The Washington Post reports that Republicans could take advantage of the current crisis, especially in the context of the 2022 parliamentary elections. It is noted that even several Democrats agree to discuss the resignations of Secretary of State Anthony Blinken and National Security Adviser Jake Sullivan.

Dozens of US congressmen are demanding President Joe Biden’s resignation for pursuing policies they say don’t consider the American people’s interests. As Florida Congresswoman Kat Cammack noted on Fox News, the “era of impeachment” has arrived in the states.

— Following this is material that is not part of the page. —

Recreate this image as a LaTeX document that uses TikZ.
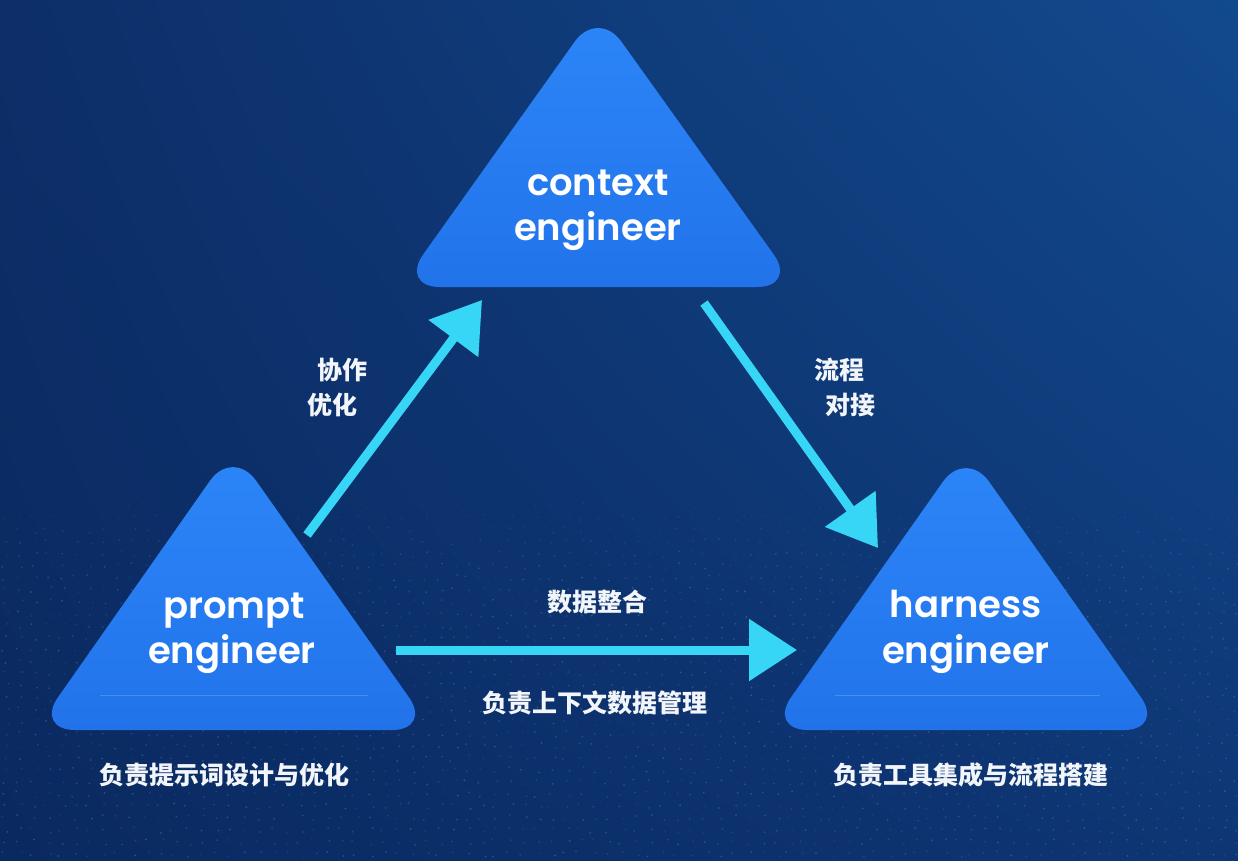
\documentclass[tikz,border=0pt]{standalone}
\usepackage{fontspec}
\usetikzlibrary{arrows.meta,shadings}
\newfontfamily\popfont{Poppins}[BoldFont={Poppins SemiBold}]
\newfontfamily\cjk{Noto Sans CJK SC}
\definecolor{bgUL}{HTML}{0D2E68}
\definecolor{bgUR}{HTML}{124A8E}
\definecolor{bgLL}{HTML}{0A2960}
\definecolor{bgLR}{HTML}{0E3674}
\definecolor{triTop}{HTML}{2C86F8}
\definecolor{triBot}{HTML}{2273EA}
\definecolor{arrowCyan}{HTML}{37D6F6}
\definecolor{labWhite}{HTML}{F2F5FA}
\definecolor{dotBlue}{HTML}{4A8AE8}
\begin{document}
\begin{tikzpicture}[x=1pt,y=-1pt,
  tri/.style={top color=triTop,bottom color=triBot,rounded corners=40pt},
  eng/.style={text=white,font=\popfont\bfseries\fontsize{37}{44}\selectfont,anchor=base,inner sep=0pt},
  lab/.style={text=labWhite,font=\cjk\bfseries\fontsize{25}{30}\selectfont,inner sep=0pt},
  flow/.style={draw=arrowCyan,line width=9pt,-{Triangle[length=48pt,width=60pt]}},
  sheen/.style={draw=white,opacity=0.18,line width=0.8pt}]
% background
\path[use as bounding box] (0,0) rectangle (1238,860);
\shade[upper left=bgUL,upper right=bgUR,lower left=bgLL,lower right=bgLR] (0,0) rectangle (1238,860);
% faint dot field, fading in towards the bottom
\pgfmathsetseed{7}
\foreach \yy in {470,482,...,855}{
  \pgfmathsetmacro{\ramp}{min(1,(\yy-470)/110)}
  \foreach \xx in {6,20,...,1238}{
    \pgfmathsetmacro{\op}{\ramp*(0.12+0.3*rnd)}
    \fill[dotBlue,opacity=\op] (\xx+4*rand,\yy+3*rand) circle (1.0);
  }
}
% triangle corners
\coordinate (cA) at (598,9);
\coordinate (cL) at (400,287);
\coordinate (cR) at (797,287);
\coordinate (pA) at (233,448);
\coordinate (pL) at (35,730);
\coordinate (pR) at (432,730);
\coordinate (hA) at (966,449);
\coordinate (hL) at (768,730);
\coordinate (hR) at (1164,730);
% triangles
\shade[tri] (cA) -- (cR) -- (cL) -- cycle;
\shade[tri] (pA) -- (pR) -- (pL) -- cycle;
\shade[tri] (hA) -- (hR) -- (hL) -- cycle;
% faint sheen lines
\coordinate (ps1) at (100,695);
\coordinate (ps2) at (368,695);
\coordinate (hs1) at (835,695);
\coordinate (hs2) at (1100,695);
\draw[sheen] (ps1) -- (ps2);
\draw[sheen] (hs1) -- (hs2);
% role texts
\node[eng] (ctx1) at (598,195) {context};
\node[eng] (ctx2) at (598,240) {engineer};
\node[eng] (pr1) at (234,618) {prompt};
\node[eng] (pr2) at (232,663) {engineer};
\node[eng] (hr1) at (966,617) {harness};
\node[eng] (hr2) at (966,663) {engineer};
% arrows
\coordinate (a1s) at (307,535);
\coordinate (a1e) at (482,300);
\coordinate (a2s) at (704,303);
\coordinate (a2e) at (878,548);
\coordinate (a3s) at (396,650);
\coordinate (a3e) at (797,650);
\draw[flow] (a1s) -- (a1e);
\draw[flow] (a2s) -- (a2e);
\draw[flow] (a3s) -- (a3e);
% labels
\node[lab] (l1) at (342,370) {协作};
\node[lab] (l2) at (332,405) {优化};
\node[lab] (l3) at (839,370) {流程};
\node[lab] (l4) at (850,405) {对接};
\node[lab] (l5) at (597,602) {数据整合};
\node[lab] (l6) at (595,703) {负责上下文数据管理};
\node[lab] (l7) at (224,775) {负责提示词设计与优化};
\node[lab] (l8) at (971,775) {负责工具集成与流程搭建};
\end{tikzpicture}
\end{document}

Resentment over Washington’s actions was further heightened after a twin terrorist attack in Kabul on August 26 that killed more than a hundred people, including Afghan civilians, thirteen US troops, as well as twenty-eight Taliban (an organization banned in Russia) fighters. Congressmen immediately demanded the impeachment of President Joe Biden, the resignation of Vice President Kamala Harris, Secretary of State Anthony Blinken, Secretary of Defense Lloyd Austin, and Joint Chiefs of Staff Chairman General Mark Milley

The fiasco in Afghanistan has left the British feeling that Joe Biden’s administration is now going down faster than the Titanic and that his presidency has become a “disaster of epic proportions.” This is the assessment made in his article for Fox News by Nile Gardiner, a former aide to former British Prime Minister Margaret Thatcher. According to Gardiner, Biden is clearly living in a “twilight zone” if he thinks US allies, from London to Warsaw, are not openly questioning the White House administration’s authority on the international stage. The article notes that no US president of our time has received a louder and more unanimous rebuke from Britain’s political leadership than Joe Biden.

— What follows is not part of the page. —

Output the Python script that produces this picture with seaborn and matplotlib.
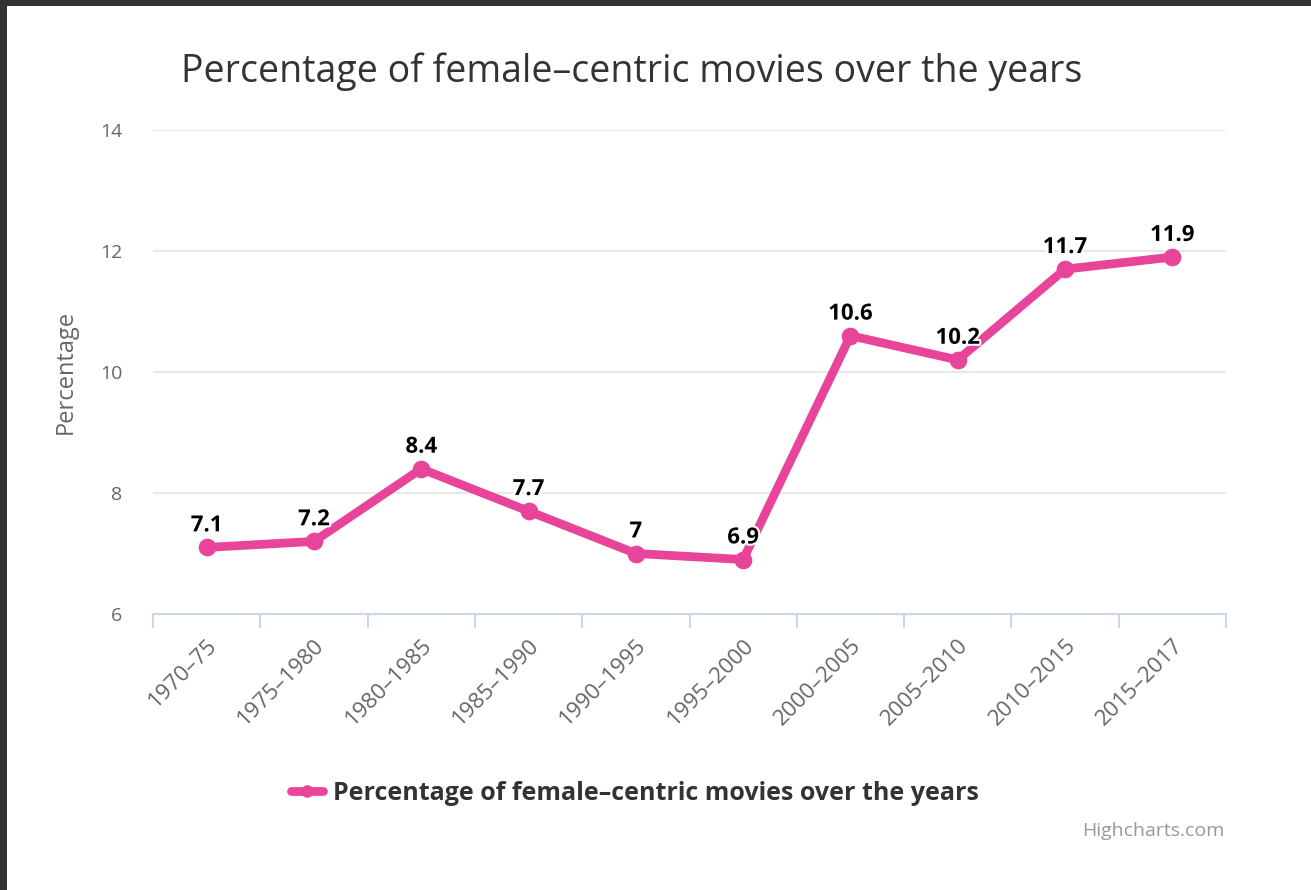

After US President Joe Biden essentially surrendered to the Taliban, he should not be impeached but court-martialed for betraying his country and the US military, retired UK Colonel Richard Kemp said in a media interview.

In the short time of Joe Biden’s presidency, the US has faced “the worst military defeat in half a century” in Afghanistan, a crisis at the border, in the economy, law enforcement, and interracial relations, said conservative commentator Victor Davis Hanson. According to him, if Biden were a Republican, today’s Democratic House of Representatives would have already launched the impeachment process – and rightly so. According to Hanson, “in an adequate world,” the Joint Chiefs of Staff and the Secretary of Defense would have already resigned. For too long have they been telling us that climate change has become a significant threat to America, spreading the word about critical race theory and bragging about how they drive proponents of white supremacy out of their ranks. The intelligence community is no better. The legacy of figures such as John Brennan, James Clapper, James Comey, and Andrew McCabe “has destroyed the reputation of the CIA, NSA, and FBI,” Hanson believes. They spent years investigating “collusion” with Russia, foaming at the mouth that the Hunter Biden laptop story was Russian “disinformation,” spying on officials and weaving “childish plots” against the president-elect instead of warning of the growing threat in Afghanistan.

As a result of the 1972 Watergate scandal in the United States, Republican President Richard Nixon voluntarily resigned in 1974, a precedent that has not been repeated to this day. Back then Nixon started giving up on his team, starting with the vice president. And it ended with the team giving up on Nixon, and he was forced to resign Now roughly the same situation is beginning to unfold. Only a Democrat is now at the helm. And the White House’s failures are not just limited to Afghanistan but also to Iraq and Syria, where scandals have also already reached a boiling point.

Only time will tell whether the American public has the strength and courage to resect the pustules of American politics through a new Afghangate, Iraqgate, and Syriagate.